The worst aspect of Season 2 is that it suddenly switches things around with a mindset change from Billy, who spent all of Season 1 gently rebuffing Ally. But then, just as Ally starts to enjoy happiness with a new romance (finally!), Billy suddenly decides he still loves her and confesses this to her, causing her to falter on her fledgling romance - and lose it. Pah! Ally often bemoans that she can't find love, but it's not her fault when the show's creators come up with curveballs like this that don't make any sense. The dialogue from Billy during these few episodes is terrible, and gives no convincing explanation for the sudden about face.
On to Season 3, and this is where I started to lose my faith in the show on my first viewing. The character of Billy now becomes easily the worst aspect of the show, with his metamorphosis into an idiot. I never really warmed to the character of Billy, and sadly by season 3 she now has no depth whatsoever, which turns this whole plot strand into a cartoon. Luckily there are episodes that still have warmth, where the other cast members get a chance to show some depth. Episodes like the one where Elaine finds an abandoned baby, or where Ling makes friends with people in a care home, are good showcases for some nice stories and acting. Ally carries on dating guys, but it's quite clear that she will never find success with anybody, as evidenced by her dumping a man because he has a silly laugh, or dumping another because he has a bisexual past. Seeing her be this picky makes you lose a lot of sympathy with Ally's so-called loneliness.
At the 2/3rds mark of Season 3, there does seem to be something going wrong with the show. The whole thing suddenly falls apart as several story lines go haywire together. Billy is abruptly written out of the show, Nelle turns evil and dumps John Cage, John is stuck in a lift for an episode (clearly, filmed using a double as they never show his face), Ally's roommate Renee mysteriously disappears for a whole run of episodes, Georgia is totally sidelined at a pivotal moment for her character (grief at Billy's departure), leaving Ally a rather selfish centre stage as the only one depicted as being truly upset. Calista Flockhart does a good job with the material as ever, but the show works as an ensemble and the supporting cast seem to be getting less screen time to present their characters with any substance. Season 3 limps to a halt with a dire 'musical finale"
So here we are at Season 4 and I was relieved to see that the show seem to gather itself again. Characters feel more realistic, although by now Georgia has been silently written out of the show, while Nelle and new guy Mark pretty much has nothing to do. And Renee seems to spend each episode singing at "the bar". But the introduction of Robert Downey Junior as a new love interest is pretty good, and it's a shame that this was marred by the later scandal involving the actor, as he brings a lot to the show. Same for Anne Heche as a new love interest for John Cage, another quirky character (of course), but thanks to Heche's acting ability I think it comes across nicely.
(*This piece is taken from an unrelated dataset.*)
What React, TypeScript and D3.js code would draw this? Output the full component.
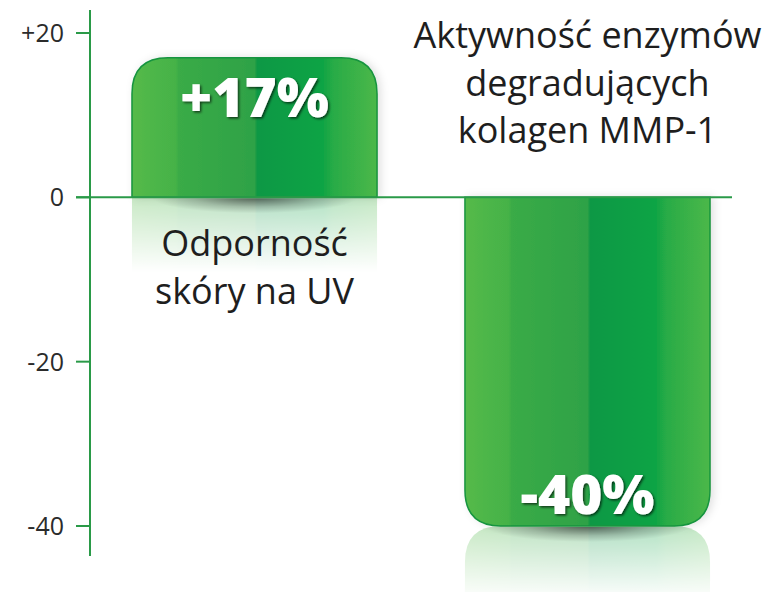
import React from "react";
import * as d3 from "d3";

// chart data
const categories = ["uv", "mmp1"];
const values = [17, -40];
const valueLabels = ["+17%", "-40%"];
const categoryLines = [
  ["Odporność", "skóry na UV"],
  ["Aktywność enzymów", "degradujących", "kolagen MMP-1"],
];
const tickValues = [20, 0, -20, -40];
const tickLabels = ["+20", "0", "-20", "-40"];

const W = 780,
  H = 592;
const axisX = 90;
const green = "#2a9a48";
const font = "'Open Sans', 'Noto Sans', sans-serif";

const x = d3
  .scaleBand<string>()
  .domain(categories)
  .range([110, 732])
  .paddingInner(0.264)
  .paddingOuter(0.066);

const y = d3.scaleLinear().domain([-40, 20]).range([526, 33]);

// bar path with rounded corners on the far end
function barPath(x0: number, w: number, y0: number, y1: number, r: number) {
  const p = d3.path();
  const dir = y1 < y0 ? -1 : 1;
  p.moveTo(x0, y0);
  p.lineTo(x0, y1 - dir * r);
  p.quadraticCurveTo(x0, y1, x0 + r, y1);
  p.lineTo(x0 + w - r, y1);
  p.quadraticCurveTo(x0 + w, y1, x0 + w, y1 - dir * r);
  p.lineTo(x0 + w, y0);
  p.closePath();
  return p.toString();
}

export default function App() {
  const bw = x.bandwidth();
  const y0 = y(0);
  const r = 36;
  return (
    <svg
      width={W}
      height={H}
      style={{ position: "absolute", left: 0, top: 0, background: "#fff" }}
    >
      <defs>
        <linearGradient id="barGrad" x1="0" x2="1" y1="0" y2="0">
          <stop offset="0%" stopColor="#55ba4a" />
          <stop offset="18%" stopColor="#45b247" />
          <stop offset="19%" stopColor="#3aab46" />
          <stop offset="50%" stopColor="#2ea246" />
          <stop offset="51%" stopColor="#0d9844" />
          <stop offset="78%" stopColor="#0fa444" />
          <stop offset="82%" stopColor="#28ab46" />
          <stop offset="100%" stopColor="#4cb849" />
        </linearGradient>
        <radialGradient id="shadowGrad" cx="50%" cy="50%" r="50%">
          <stop offset="0%" stopColor="#000" stopOpacity={0.55} />
          <stop offset="60%" stopColor="#000" stopOpacity={0.18} />
          <stop offset="100%" stopColor="#000" stopOpacity={0} />
        </radialGradient>
        <filter id="txtShadow" x="-10%" y="-10%" width="130%" height="130%">
          <feDropShadow dx="1.5" dy="1.5" stdDeviation="0.8" floodColor="#000" floodOpacity="0.65" />
        </filter>
        <filter id="barShadow" x="-20%" y="-20%" width="140%" height="140%">
          <feDropShadow dx="3" dy="0" stdDeviation="4" floodColor="#000" floodOpacity="0.12" />
        </filter>
        {values.map((v, i) => {
          const start = v >= 0 ? y0 : y(v);
          return (
            <linearGradient
              key={i}
              id={"fade" + i}
              gradientUnits="userSpaceOnUse"
              x1="0"
              x2="0"
              y1={start}
              y2={start + 75}
            >
              <stop offset="0%" stopColor="#fff" stopOpacity={0.32} />
              <stop offset="100%" stopColor="#fff" stopOpacity={0} />
            </linearGradient>
          );
        })}
        {values.map((v, i) => (
          <mask key={i} id={"mask" + i} maskUnits="userSpaceOnUse" x="0" y="0" width={W} height={H}>
            <rect x="0" y="0" width={W} height={H} fill={`url(#fade${i})`} />
          </mask>
        ))}
      </defs>

      {/* reflections */}
      {values.map((v, i) => {
        const cx = x(categories[i])!;
        const start = v >= 0 ? y0 : y(v);
        const d =
          v >= 0
            ? barPath(cx, bw, start + 200, start, 0)
            : barPath(cx, bw, start + 200, start, r);
        return <path key={i} d={d} fill="url(#barGrad)" mask={`url(#mask${i})`} />;
      })}

      {/* bars */}
      {values.map((v, i) => {
        const cx = x(categories[i])!;
        return (
          <path
            key={i}
            d={barPath(cx, bw, y0, y(v), r)}
            fill="url(#barGrad)"
            stroke="#17943f"
            strokeWidth={1.5}
            filter="url(#barShadow)"
          />
        );
      })}

      {/* contact shadows */}
      {values.map((v, i) => {
        const cx = x(categories[i])! + bw / 2;
        const edge = v >= 0 ? y0 : y(v);
        return (
          <g key={i}>
            <clipPath id={"clip" + i}>
              <rect x={0} y={edge + 1} width={W} height={40} />
            </clipPath>
            <ellipse
              cx={cx}
              cy={edge}
              rx={bw * 0.42}
              ry={16}
              fill="url(#shadowGrad)"
              clipPath={`url(#clip${i})`}
            />
          </g>
        );
      })}

      {/* axis */}
      <line x1={axisX} x2={axisX} y1={10} y2={556} stroke={green} strokeWidth={2} />
      <line x1={76} x2={732} y1={y0} y2={y0} stroke={green} strokeWidth={2} />
      {tickValues.map((t, i) => (
        <g key={t}>
          <line x1={76} x2={axisX} y1={y(t)} y2={y(t)} stroke={green} strokeWidth={2} />
          <text
            x={64}
            y={y(t)}
            dy="0.36em"
            textAnchor="end"
            fontFamily={font}
            fontSize={25}
            fill="#2b2b2b"
          >
            {tickLabels[i]}
          </text>
        </g>
      ))}

      {/* value labels */}
      {values.map((v, i) => {
        const cx = x(categories[i])! + bw / 2;
        const ty = v >= 0 ? y(v) + 59 : y(v) - 12;
        return (
          <text
            key={i}
            x={cx}
            y={ty}
            textAnchor="middle"
            fontFamily={font}
            fontWeight={800}
            fontSize={55}
            fill="#fff"
            filter="url(#txtShadow)"
          >
            {valueLabels[i]}
          </text>
        );
      })}

      {/* category labels */}
      {categoryLines.map((lines, i) => {
        const cx = x(categories[i])! + bw / 2;
        const startY = values[i] >= 0 ? y0 + 59 : 48;
        return (
          <text
            key={i}
            x={cx}
            textAnchor="middle"
            fontFamily={font}
            fontSize={36}
            fill="#1e1e1e"
          >
            {lines.map((l, j) => (
              <tspan key={j} x={cx} y={startY + j * 47.5}>
                {l}
              </tspan>
            ))}
          </text>
        );
      })}
    </svg>
  );
}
Season 4 concentrates on Ally's insecurity as part of a couple instead of her insecurity at being single, which is at least a change from three whole seasons where she was incapable of holding onto a man at all. Due to Robert Downey Junior's problems, there are a lot of episodes where he is absent, and it's quite obvious. But all in all, Season 4 is an improvement on the shallow and erratic Season 3.
And now finally Season 5, where the whole thing really unravels and slides down the hillside to the bottom. It's easy to see why Season 5 is the last one. Characters are dropping like flies, some are just not carried forward from Season 4 (Renee, Mark), others gradually appear less and less and then disappear (John Cage), and others are turned into little more than extras without story lines of their own (Nelle, Elaine). The worst aspect of the season is to introduce new characters at an alarming rate - including a new lawyer (Jenny) who is identical to Ally, which seems to serve no dramatic purpose. Ling returns briefly in a new ludicrous side story, and of course (for people that remember it), Ally acquires a 10 year old daughter. The best thing about Season 5 is the introduction of Dame Edna Everage as a side-character. Obviously this feels just as desperate as all the other wacky developments, but Dame Edna is just so darned funny that it's a pleasure to watch the episodes she is in. But other than that the plots go all over the place. Ally pretty much stops taking on any legal cases altogether and all we see is her being a mother. The abrupt tying up of events in the final episode is ridiculously condensed. It's like they only knew this was to be the final episode the day before it was written, everything seems so hasty.
So in conclusion, it's a case of diminishing returns for the series as a whole. The positives that hold the entire thing together and made me want to return to watching are is the main cast, who are all pretty good. There are some touching moments in several episodes. Seasons 1, 2 and 4 are the best. The decline towards the end is unfortunate. But Calista Flockhart and the rest of the main cast can certainly act, but Flockhart is continually forced to endure pratfalls, gasps or surprise, bumping into things and endless hair twiddling, which eventually wear out their welcome. The saddest thing is to wonder if the series might have recovered if Robert Downey Jnr hadn't had to leave, as he was really making the series pick up again, but by Season 5, it seemed like other cast members too were either opting out or being fired. Apparently appearances from both John Cage and Ling Woo were wound down towards the end of the show because the actors playing them asked for it, and Lisa Nicole Carson was also fired for her erratic behaviour on set. With issues like this to contend with, it's no wonder the series was incapable having a longer run.